To Old Homes and Buildings

The house I am staying in right now is actually an older home divided up into several. The first floor is two little shops and there are three flats upstairs. Beth and Jonathan’s looks out onto a main road in town, or around town as it were. I don’t think it’s the High Street but it’s where the buses run so I could be wrong. They have two windows in the front, one in the living room/dining room area, and the second in their bedroom. They are single paned so street noise filters in with hardly a buffer. The top middle section is stained glass. Little squares of purple and green, perfect for Beth and her love of lavender. In the center is a flower with a rather large blue center. The sunlight shines in with mottled hues. Outside, just around the corner from the main street is a sign that explains why the floors are a bit uneven and why the wardrobe door randomly squeaks open. This house was built in 1741.

I am sleeping in a house that is older than my state. John Welsey might have seen this house when he traveled through Cantebury and preached at the church where Beth now works. I could be living in a museum, except that Jonathan is testing out his new hi-def tele by watching a few scenes from Lord of the Rings. Theodin shouting a viking chant to urge the Riders of Rohan onward to a day of glorious war isn’t exactly in line with 1741 lifestyles…
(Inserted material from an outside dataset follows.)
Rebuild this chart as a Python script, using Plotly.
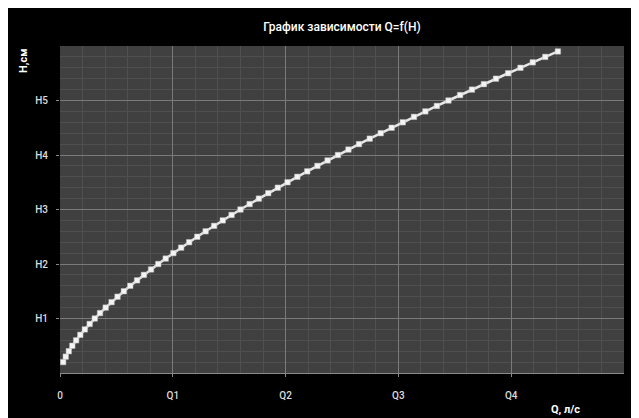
import plotly.graph_objects as go

# H values (cm) and flow Q (l/s)
H_values = [0.2, 0.3, 0.4, 0.5, 0.6, 0.7, 0.8, 0.9, 1.0, 1.1, 1.2, 1.3, 1.4, 1.5,
            1.6, 1.7, 1.8, 1.9, 2.0, 2.1, 2.2, 2.3, 2.4, 2.5, 2.6, 2.7, 2.8, 2.9,
            3.0, 3.1, 3.2, 3.3, 3.4, 3.5, 3.6, 3.7, 3.8, 3.9, 4.0, 4.1, 4.2, 4.3,
            4.4, 4.5, 4.6, 4.7, 4.8, 4.9, 5.0, 5.1, 5.2, 5.3, 5.4, 5.5, 5.6, 5.7,
            5.8, 5.9]
Q_values = [0.028, 0.051, 0.078, 0.109, 0.143, 0.180, 0.220, 0.263, 0.308, 0.355,
            0.405, 0.457, 0.510, 0.566, 0.623, 0.683, 0.744, 0.807, 0.871, 0.937,
            1.005, 1.074, 1.145, 1.217, 1.291, 1.366, 1.443, 1.521, 1.600, 1.681,
            1.763, 1.846, 1.931, 2.017, 2.104, 2.192, 2.282, 2.372, 2.464, 2.557,
            2.651, 2.746, 2.843, 2.940, 3.039, 3.138, 3.239, 3.341, 3.444, 3.547,
            3.652, 3.758, 3.865, 3.973, 4.082, 4.191, 4.302, 4.414]

x_tick_vals = [0, 1, 2, 3, 4]
x_tick_text = ["0", "Q1", "Q2", "Q3", "Q4"]
y_tick_vals = [1, 2, 3, 4, 5]
y_tick_text = ["H1", "H2", "H3", "H4", "H5"]

title_text = "График зависимости Q=f(H)"
x_title = "Q, л/с"
y_title = "H,см"

FONT = "Roboto"
TICK_COLOR = "#dcdcdc"

# page has an 8px body margin: figure is drawn 8px right/down
W, H = 631, 410
L, R, T, B = 52, 15, 38, 45
PW, PH = W - L - R, H - T - B


def px(xp):  # page x -> paper
    return (xp - 8 - L) / PW


def py(yp):  # page y -> paper
    return (H - B - (yp - 8)) / PH


fig = go.Figure()
fig.add_trace(go.Scatter(
    x=Q_values, y=H_values, mode="lines+markers",
    line=dict(color="#e8e8e8", width=2.5),
    marker=dict(symbol="square", size=5.5, color="#f4f4f4",
                line=dict(color="#b8b8b8", width=0.5)),
    showlegend=False, hoverinfo="x+y",
))

fig.update_layout(
    width=W, height=H,
    margin=dict(l=L, r=R, t=T, b=B),
    paper_bgcolor="black",
    plot_bgcolor="#404040",
    title=dict(text=title_text, x=0.5, xref="paper", xanchor="center",
               y=1 - (27 - 8) / H, yanchor="middle",
               font=dict(family=FONT, size=12, color="white", weight=500)),
    xaxis=dict(range=[0, 5], tickvals=x_tick_vals, ticktext=x_tick_text,
               showgrid=True, gridcolor="#7a7a7a", gridwidth=1,
               minor=dict(dtick=0.2, showgrid=True, gridcolor="#4f4f4f", gridwidth=1),
               showline=True, linecolor="#8a8a8a", linewidth=1,
               ticks="outside", ticklen=3, tickcolor="#8a8a8a",
               tickfont=dict(family=FONT, size=10, color=TICK_COLOR, weight=500),
               ticklabelstandoff=10, zeroline=False, fixedrange=True),
    yaxis=dict(range=[0, 6], tickvals=y_tick_vals, ticktext=y_tick_text,
               showgrid=True, gridcolor="#7a7a7a", gridwidth=1,
               minor=dict(dtick=0.2, showgrid=True, gridcolor="#4f4f4f", gridwidth=1),
               showline=False,
               ticks="outside", ticklen=3, tickcolor="#8a8a8a",
               tickfont=dict(family=FONT, size=10, color=TICK_COLOR, weight=500),
               ticklabelstandoff=6, zeroline=False, fixedrange=True),
    annotations=[
        dict(text="<b>" + y_title + "</b>", xref="paper", yref="paper",
             x=px(24), y=py(61), textangle=-90,
             showarrow=False, xanchor="center", yanchor="middle",
             font=dict(family=FONT, size=11, color="white")),
        dict(text="<b>" + x_title + "</b>", xref="paper", yref="paper",
             x=px(565), y=py(409),
             showarrow=False, xanchor="center", yanchor="middle",
             font=dict(family=FONT, size=11, color="white")),
    ],
)

fig.write_html("out.html")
Today we went to the ruins of a church by the seaside. It was quite lovely walking along the shore of the North Sea, wading in almost up to our knees and giggling as we slipped in our flip flops through salty sand. And we found our way down to Reculver which is mostly gone, but the front towers remain. They’ve been kept up as a sign to ships. Far out in the distant waves was a great wind farm. The massive white pilars with their rotating turbines are anchored by huge cement pylons. The group of about 30 windmills supplies 100,000 homes in Kent with their electrical needs. It was amazing to be on a seashore, our hair blown wildly by the stiff breeze, feeling very much like I should be in a Jane Austen novel, wearing a white dress–and yet there were windmills floating in the Northern Sea beyond the old church.

And tomorrow I come home to more wide open spaces (but lacking a seaside). Mm. Let’s hope my smuggling goes smoothly and the recylced plane air isn’t too dry.